**DATA EXCERPT**:
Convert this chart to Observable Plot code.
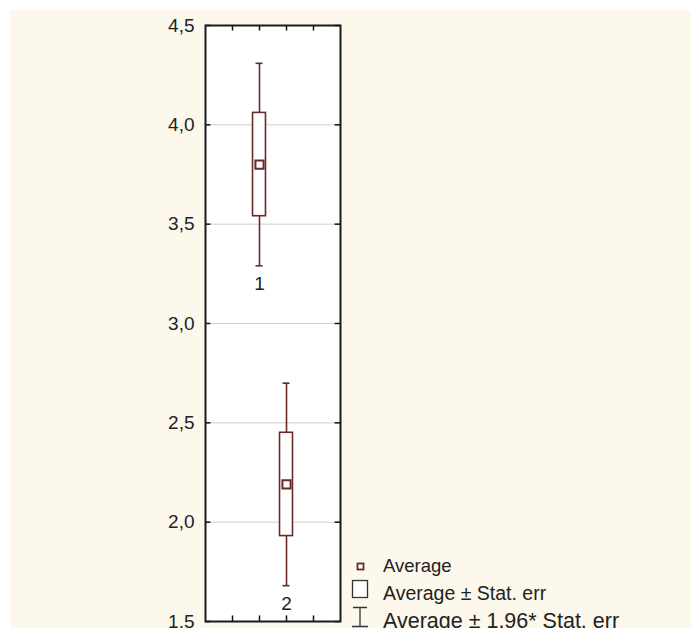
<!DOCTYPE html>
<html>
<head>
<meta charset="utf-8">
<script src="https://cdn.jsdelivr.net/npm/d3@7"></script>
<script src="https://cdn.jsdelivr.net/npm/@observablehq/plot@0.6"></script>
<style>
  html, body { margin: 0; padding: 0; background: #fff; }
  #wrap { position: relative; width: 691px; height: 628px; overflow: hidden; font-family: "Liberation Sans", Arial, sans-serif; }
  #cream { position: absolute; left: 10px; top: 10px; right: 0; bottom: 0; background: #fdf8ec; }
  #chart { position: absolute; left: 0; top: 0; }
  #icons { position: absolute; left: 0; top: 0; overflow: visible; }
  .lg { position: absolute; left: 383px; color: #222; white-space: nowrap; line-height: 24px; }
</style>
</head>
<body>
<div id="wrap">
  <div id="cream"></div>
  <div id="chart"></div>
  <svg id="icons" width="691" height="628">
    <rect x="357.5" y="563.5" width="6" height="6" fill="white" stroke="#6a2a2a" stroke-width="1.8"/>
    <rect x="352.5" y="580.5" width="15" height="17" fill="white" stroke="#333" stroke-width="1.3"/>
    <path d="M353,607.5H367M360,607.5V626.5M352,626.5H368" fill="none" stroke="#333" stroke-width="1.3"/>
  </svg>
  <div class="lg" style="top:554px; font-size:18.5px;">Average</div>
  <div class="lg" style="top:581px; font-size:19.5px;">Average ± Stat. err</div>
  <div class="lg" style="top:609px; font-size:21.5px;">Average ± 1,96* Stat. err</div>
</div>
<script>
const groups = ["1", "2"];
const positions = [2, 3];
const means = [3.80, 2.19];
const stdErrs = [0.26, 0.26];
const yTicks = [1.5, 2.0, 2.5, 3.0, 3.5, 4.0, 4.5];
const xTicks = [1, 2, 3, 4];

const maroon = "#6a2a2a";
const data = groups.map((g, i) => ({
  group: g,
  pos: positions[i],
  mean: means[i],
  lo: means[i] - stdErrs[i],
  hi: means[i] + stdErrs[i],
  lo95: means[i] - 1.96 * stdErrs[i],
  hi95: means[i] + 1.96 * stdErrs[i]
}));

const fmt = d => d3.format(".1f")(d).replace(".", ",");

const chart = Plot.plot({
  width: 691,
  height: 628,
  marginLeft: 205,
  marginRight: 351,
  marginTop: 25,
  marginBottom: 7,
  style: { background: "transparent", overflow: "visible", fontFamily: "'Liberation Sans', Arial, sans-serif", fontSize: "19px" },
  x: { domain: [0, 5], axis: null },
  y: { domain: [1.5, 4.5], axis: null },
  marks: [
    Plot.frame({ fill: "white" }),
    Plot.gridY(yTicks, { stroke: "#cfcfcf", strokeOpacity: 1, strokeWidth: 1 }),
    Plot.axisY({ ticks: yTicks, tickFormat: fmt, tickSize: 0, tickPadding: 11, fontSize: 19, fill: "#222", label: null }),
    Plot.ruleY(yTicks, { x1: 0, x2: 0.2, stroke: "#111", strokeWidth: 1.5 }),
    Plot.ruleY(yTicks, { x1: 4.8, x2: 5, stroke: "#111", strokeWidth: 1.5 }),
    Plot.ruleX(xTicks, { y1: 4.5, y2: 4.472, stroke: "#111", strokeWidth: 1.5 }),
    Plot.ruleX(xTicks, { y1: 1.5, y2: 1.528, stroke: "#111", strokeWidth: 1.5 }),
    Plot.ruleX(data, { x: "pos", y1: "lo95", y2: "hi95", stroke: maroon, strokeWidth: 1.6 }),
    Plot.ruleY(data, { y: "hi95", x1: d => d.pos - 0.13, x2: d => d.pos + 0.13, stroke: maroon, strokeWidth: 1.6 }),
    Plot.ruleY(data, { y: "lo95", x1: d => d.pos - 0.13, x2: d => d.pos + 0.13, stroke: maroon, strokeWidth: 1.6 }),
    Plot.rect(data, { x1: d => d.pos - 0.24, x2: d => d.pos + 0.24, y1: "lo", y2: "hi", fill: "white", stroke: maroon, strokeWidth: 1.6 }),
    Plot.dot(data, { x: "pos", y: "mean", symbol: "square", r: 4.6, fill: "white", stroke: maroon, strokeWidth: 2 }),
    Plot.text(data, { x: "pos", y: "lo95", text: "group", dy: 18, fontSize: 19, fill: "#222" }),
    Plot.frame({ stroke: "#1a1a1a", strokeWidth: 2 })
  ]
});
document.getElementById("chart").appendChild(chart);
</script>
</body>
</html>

**TASK TO CARRY OUT**: Word for word, quote the full listing, omitting every picture.

**RESULT BELOW**:
Convert this chart to Observable Plot code.
<!DOCTYPE html>
<html>
<head>
<meta charset="utf-8">
<script src="https://cdn.jsdelivr.net/npm/d3@7"></script>
<script src="https://cdn.jsdelivr.net/npm/@observablehq/plot@0.6"></script>
<style>
  html, body { margin: 0; padding: 0; background: #fff; }
  #wrap { position: relative; width: 691px; height: 628px; overflow: hidden; font-family: "Liberation Sans", Arial, sans-serif; }
  #cream { position: absolute; left: 10px; top: 10px; right: 0; bottom: 0; background: #fdf8ec; }
  #chart { position: absolute; left: 0; top: 0; }
  #icons { position: absolute; left: 0; top: 0; overflow: visible; }
  .lg { position: absolute; left: 383px; color: #222; white-space: nowrap; line-height: 24px; }
</style>
</head>
<body>
<div id="wrap">
  <div id="cream"></div>
  <div id="chart"></div>
  <svg id="icons" width="691" height="628">
    <rect x="357.5" y="563.5" width="6" height="6" fill="white" stroke="#6a2a2a" stroke-width="1.8"/>
    <rect x="352.5" y="580.5" width="15" height="17" fill="white" stroke="#333" stroke-width="1.3"/>
    <path d="M353,607.5H367M360,607.5V626.5M352,626.5H368" fill="none" stroke="#333" stroke-width="1.3"/>
  </svg>
  <div class="lg" style="top:554px; font-size:18.5px;">Average</div>
  <div class="lg" style="top:581px; font-size:19.5px;">Average ± Stat. err</div>
  <div class="lg" style="top:609px; font-size:21.5px;">Average ± 1,96* Stat. err</div>
</div>
<script>
const groups = ["1", "2"];
const positions = [2, 3];
const means = [3.80, 2.19];
const stdErrs = [0.26, 0.26];
const yTicks = [1.5, 2.0, 2.5, 3.0, 3.5, 4.0, 4.5];
const xTicks = [1, 2, 3, 4];

const maroon = "#6a2a2a";
const data = groups.map((g, i) => ({
  group: g,
  pos: positions[i],
  mean: means[i],
  lo: means[i] - stdErrs[i],
  hi: means[i] + stdErrs[i],
  lo95: means[i] - 1.96 * stdErrs[i],
  hi95: means[i] + 1.96 * stdErrs[i]
}));

const fmt = d => d3.format(".1f")(d).replace(".", ",");

const chart = Plot.plot({
  width: 691,
  height: 628,
  marginLeft: 205,
  marginRight: 351,
  marginTop: 25,
  marginBottom: 7,
  style: { background: "transparent", overflow: "visible", fontFamily: "'Liberation Sans', Arial, sans-serif", fontSize: "19px" },
  x: { domain: [0, 5], axis: null },
  y: { domain: [1.5, 4.5], axis: null },
  marks: [
    Plot.frame({ fill: "white" }),
    Plot.gridY(yTicks, { stroke: "#cfcfcf", strokeOpacity: 1, strokeWidth: 1 }),
    Plot.axisY({ ticks: yTicks, tickFormat: fmt, tickSize: 0, tickPadding: 11, fontSize: 19, fill: "#222", label: null }),
    Plot.ruleY(yTicks, { x1: 0, x2: 0.2, stroke: "#111", strokeWidth: 1.5 }),
    Plot.ruleY(yTicks, { x1: 4.8, x2: 5, stroke: "#111", strokeWidth: 1.5 }),
    Plot.ruleX(xTicks, { y1: 4.5, y2: 4.472, stroke: "#111", strokeWidth: 1.5 }),
    Plot.ruleX(xTicks, { y1: 1.5, y2: 1.528, stroke: "#111", strokeWidth: 1.5 }),
    Plot.ruleX(data, { x: "pos", y1: "lo95", y2: "hi95", stroke: maroon, strokeWidth: 1.6 }),
    Plot.ruleY(data, { y: "hi95", x1: d => d.pos - 0.13, x2: d => d.pos + 0.13, stroke: maroon, strokeWidth: 1.6 }),
    Plot.ruleY(data, { y: "lo95", x1: d => d.pos - 0.13, x2: d => d.pos + 0.13, stroke: maroon, strokeWidth: 1.6 }),
    Plot.rect(data, { x1: d => d.pos - 0.24, x2: d => d.pos + 0.24, y1: "lo", y2: "hi", fill: "white", stroke: maroon, strokeWidth: 1.6 }),
    Plot.dot(data, { x: "pos", y: "mean", symbol: "square", r: 4.6, fill: "white", stroke: maroon, strokeWidth: 2 }),
    Plot.text(data, { x: "pos", y: "lo95", text: "group", dy: 18, fontSize: 19, fill: "#222" }),
    Plot.frame({ stroke: "#1a1a1a", strokeWidth: 2 })
  ]
});
document.getElementById("chart").appendChild(chart);
</script>
</body>
</html>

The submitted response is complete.